→ **Problem requirements**: Images are not part of the copy; transcribe all the data exactly.

→ **Provided data**:
****************************************
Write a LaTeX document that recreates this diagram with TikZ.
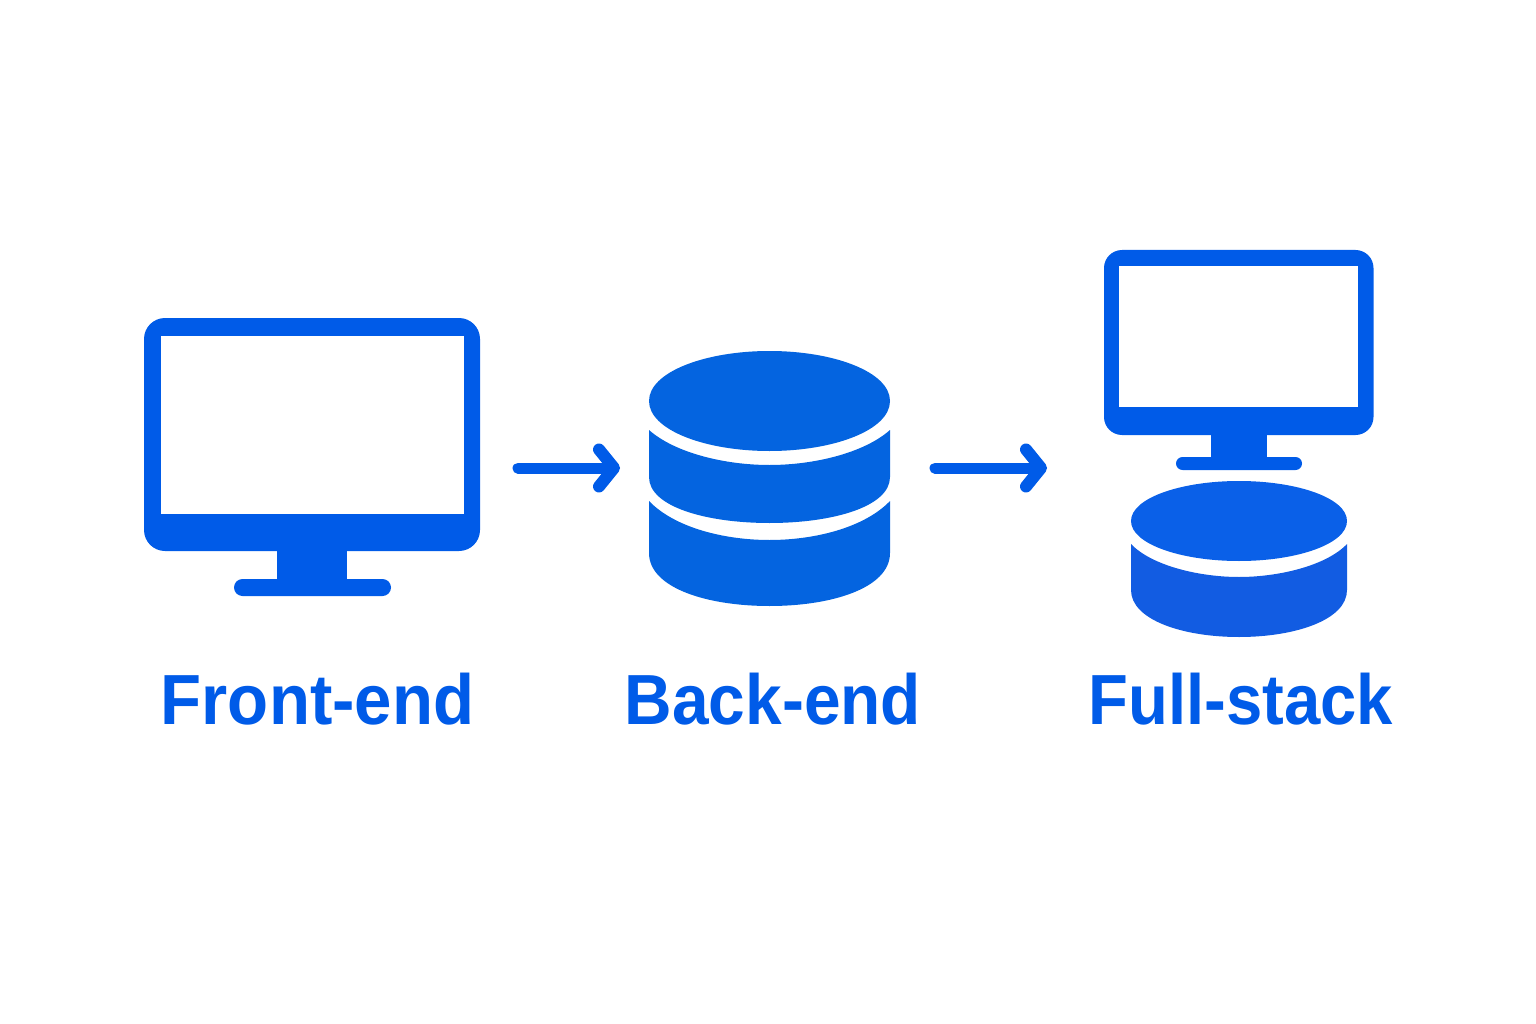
\documentclass[tikz,border=0pt]{standalone}
\usepackage{fontspec}
\setmainfont{Liberation Sans}[FakeStretch=0.95]
\usetikzlibrary{arrows.meta}
\definecolor{iconblue}{RGB}{0,91,232}
\definecolor{dbblue}{RGB}{4,100,224}
\definecolor{stacktop}{RGB}{10,96,232}
\definecolor{stackbot}{RGB}{18,92,226}
\tikzset{
  labeltext/.style={font=\fontsize{71}{80}\selectfont\bfseries,text=iconblue,anchor=base,inner sep=0pt,transform shape},
  flow/.style={draw=iconblue,line width=11pt,line cap=round,-{Straight Barb[round,length=15pt,width=37pt,line width=12pt]}},
  iconfill/.style={fill=iconblue},
  screenhole/.style={fill=white}
}
\begin{document}
\begin{tikzpicture}[x=1pt,y=-1pt]
\useasboundingbox[fill=white] (0,0) rectangle (1536,1024);
% Front-end monitor
\fill[iconfill,rounded corners=21pt] (144,318) rectangle (480,551);
\fill[screenhole] (160.5,335.5) rectangle (463.5,514);
\fill[iconfill] (277,545) rectangle (347,585);
\fill[iconfill,rounded corners=8.5pt] (234,579) rectangle (391,596);
% Back-end database
\fill[dbblue] (649,401) .. controls (649,372) and (705,351) .. (769.5,351)
  .. controls (834,351) and (890,372) .. (890,401)
  .. controls (890,430) and (834,451) .. (769.5,451)
  .. controls (705,451) and (649,430) .. (649,401) -- cycle;
\fill[dbblue] (649,430) .. controls (675,453) and (725,465) .. (769.5,465)
  .. controls (814,465) and (864,453) .. (890,430) -- (890,477)
  .. controls (890,507) and (832,523) .. (769.5,523)
  .. controls (707,523) and (649,507) .. (649,477) -- cycle;
\fill[dbblue] (649,501) .. controls (675,528) and (725,540) .. (769.5,540)
  .. controls (814,540) and (864,528) .. (890,501) -- (890,553)
  .. controls (890,588) and (832,606) .. (769.5,606)
  .. controls (707,606) and (649,588) .. (649,553) -- cycle;
% Full-stack monitor
\fill[iconfill,rounded corners=18pt] (1104,250) rectangle (1373.5,435);
\fill[screenhole] (1119,266) rectangle (1358,407);
\fill[iconfill] (1211,430) rectangle (1267,460);
\fill[iconfill,rounded corners=6.5pt] (1176,457) rectangle (1302,470);
% Full-stack database
\fill[stacktop] (1131,521) .. controls (1131,498) and (1181,481) .. (1239,481)
  .. controls (1297,481) and (1347,498) .. (1347,521)
  .. controls (1347,544) and (1297,561) .. (1239,561)
  .. controls (1181,561) and (1131,544) .. (1131,521) -- cycle;
\fill[stackbot] (1131,544) .. controls (1152,566) and (1200,577) .. (1239,577)
  .. controls (1278,577) and (1326,566) .. (1347,544) -- (1347,590)
  .. controls (1347,620) and (1295,637) .. (1239,637)
  .. controls (1183,637) and (1131,620) .. (1131,590) -- cycle;
% Connectors
\coordinate (frontout) at (518,468);
\coordinate (backin) at (620,468);
\coordinate (backout) at (935,468);
\coordinate (stackin) at (1047,468);
\draw[flow] (frontout) -- (backin);
\draw[flow] (backout) -- (stackin);
% Labels
\node[labeltext,xscale=0.996] (front) at (317.5,724) {Front-end};
\node[labeltext,xscale=0.976] (back) at (773,724) {Back-end};
\node[labeltext,xscale=0.967] (full) at (1241,724) {Full-stack};
\end{tikzpicture}
\end{document}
****************************************
→ **Expected answer**:
Write a LaTeX document that recreates this diagram with TikZ.
\documentclass[tikz,border=0pt]{standalone}
\usepackage{fontspec}
\setmainfont{Liberation Sans}[FakeStretch=0.95]
\usetikzlibrary{arrows.meta}
\definecolor{iconblue}{RGB}{0,91,232}
\definecolor{dbblue}{RGB}{4,100,224}
\definecolor{stacktop}{RGB}{10,96,232}
\definecolor{stackbot}{RGB}{18,92,226}
\tikzset{
  labeltext/.style={font=\fontsize{71}{80}\selectfont\bfseries,text=iconblue,anchor=base,inner sep=0pt,transform shape},
  flow/.style={draw=iconblue,line width=11pt,line cap=round,-{Straight Barb[round,length=15pt,width=37pt,line width=12pt]}},
  iconfill/.style={fill=iconblue},
  screenhole/.style={fill=white}
}
\begin{document}
\begin{tikzpicture}[x=1pt,y=-1pt]
\useasboundingbox[fill=white] (0,0) rectangle (1536,1024);
% Front-end monitor
\fill[iconfill,rounded corners=21pt] (144,318) rectangle (480,551);
\fill[screenhole] (160.5,335.5) rectangle (463.5,514);
\fill[iconfill] (277,545) rectangle (347,585);
\fill[iconfill,rounded corners=8.5pt] (234,579) rectangle (391,596);
% Back-end database
\fill[dbblue] (649,401) .. controls (649,372) and (705,351) .. (769.5,351)
  .. controls (834,351) and (890,372) .. (890,401)
  .. controls (890,430) and (834,451) .. (769.5,451)
  .. controls (705,451) and (649,430) .. (649,401) -- cycle;
\fill[dbblue] (649,430) .. controls (675,453) and (725,465) .. (769.5,465)
  .. controls (814,465) and (864,453) .. (890,430) -- (890,477)
  .. controls (890,507) and (832,523) .. (769.5,523)
  .. controls (707,523) and (649,507) .. (649,477) -- cycle;
\fill[dbblue] (649,501) .. controls (675,528) and (725,540) .. (769.5,540)
  .. controls (814,540) and (864,528) .. (890,501) -- (890,553)
  .. controls (890,588) and (832,606) .. (769.5,606)
  .. controls (707,606) and (649,588) .. (649,553) -- cycle;
% Full-stack monitor
\fill[iconfill,rounded corners=18pt] (1104,250) rectangle (1373.5,435);
\fill[screenhole] (1119,266) rectangle (1358,407);
\fill[iconfill] (1211,430) rectangle (1267,460);
\fill[iconfill,rounded corners=6.5pt] (1176,457) rectangle (1302,470);
% Full-stack database
\fill[stacktop] (1131,521) .. controls (1131,498) and (1181,481) .. (1239,481)
  .. controls (1297,481) and (1347,498) .. (1347,521)
  .. controls (1347,544) and (1297,561) .. (1239,561)
  .. controls (1181,561) and (1131,544) .. (1131,521) -- cycle;
\fill[stackbot] (1131,544) .. controls (1152,566) and (1200,577) .. (1239,577)
  .. controls (1278,577) and (1326,566) .. (1347,544) -- (1347,590)
  .. controls (1347,620) and (1295,637) .. (1239,637)
  .. controls (1183,637) and (1131,620) .. (1131,590) -- cycle;
% Connectors
\coordinate (frontout) at (518,468);
\coordinate (backin) at (620,468);
\coordinate (backout) at (935,468);
\coordinate (stackin) at (1047,468);
\draw[flow] (frontout) -- (backin);
\draw[flow] (backout) -- (stackin);
% Labels
\node[labeltext,xscale=0.996] (front) at (317.5,724) {Front-end};
\node[labeltext,xscale=0.976] (back) at (773,724) {Back-end};
\node[labeltext,xscale=0.967] (full) at (1241,724) {Full-stack};
\end{tikzpicture}
\end{document}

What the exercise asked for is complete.